Since a long time all4shooters.com is reporting about the political process of the planned EU-wide ban of lead in ammunition. The EU Commission has assigned ECHA (European Chemicals Agency) to evaluate the situation and to work out a draft for the subsequent political decisions. This process is ongoing in several steps and public consultations. all4shooters.com already reported about the ban of lead. Step by step it turns out, that most arguments of ECHA are not well balanced and some of the proposals are pretty unfair and inappropriate. Fact is: Lead in ammunition cannot easily be replaced and the effects of a ban of lead in ammunition is a big problem for animal welfare, performance of sport ammunition and economy, because of a lack of alternatives.
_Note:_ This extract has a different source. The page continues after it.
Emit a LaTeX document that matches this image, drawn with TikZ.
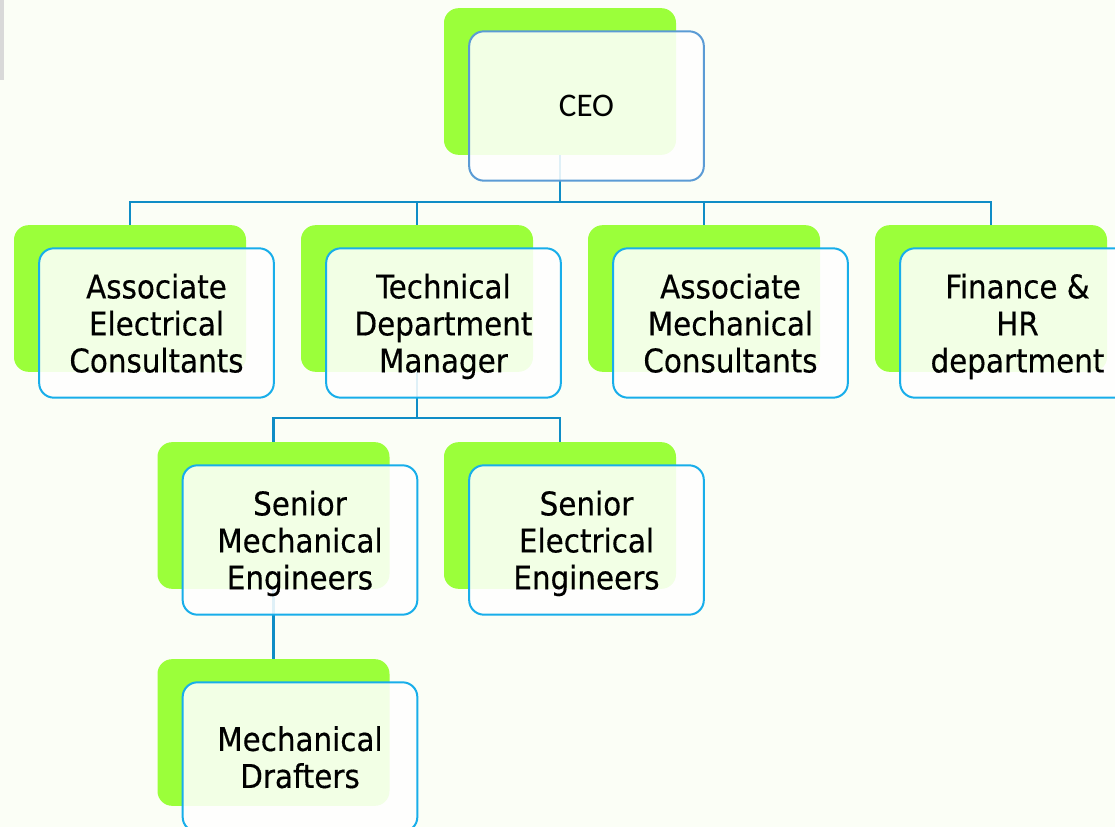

And also the desired positive effects on environment and humans are unclear because of new problems with alternative materials for bullets and gun-shot. 

The scientific study published by PLOS ONE Journal on August 29, 2022 demonstrates how current estimates of terrestrial bird losses across Europe from ingestion of lead ammunition, which have also been used by ECHA to draft its restriction proposal on lead ammunition, are based once again on uncertain or generic assumptions, basically showing how the methodology behind most of the current literature is not efficient and leads to flawed outcomes. 

The study is peer-reviewed, hence, very robust in its scientific rigor. 

What’s wrong with ECHA’s assumption in respect to “poisonous effects” of lead in ammunition? 

  1. ECHA assumes that population sizes are decreased by the additional annual mortality, however, ECHA did not have a quantitative or qualitative estimate of the percentage of terrestrial carnivorous birds with lead poisoning. 
  2. Instead, ECHA developed a highly uncertain estimate of 1% decrease in terrestrial game birds from lead shot ingestion (5 times higher than the estimates by ARCADIS). 
  3. The data supporting the estimate are mostly from the UK and ECHA has mixed different statistics that are not comparable. 
  4. Although specifically focused on population decreases from lead poisoning in Europe, the study will be of benefit to hunting, shooting, and sector interests around the world, as it builds a model that can be replicated in all national and regional contexts, dismissing the methods and thus the results of the anti-hunting and anti-lead counterparts.

This is just a summary. All details are explained in the scientific study published on PLOS ONE (link above). We all hope that the current Public Consultations of ECHA will give all stakeholders a fair chance to be heard and prevent all EU member states from the total ban of lead in ammunition.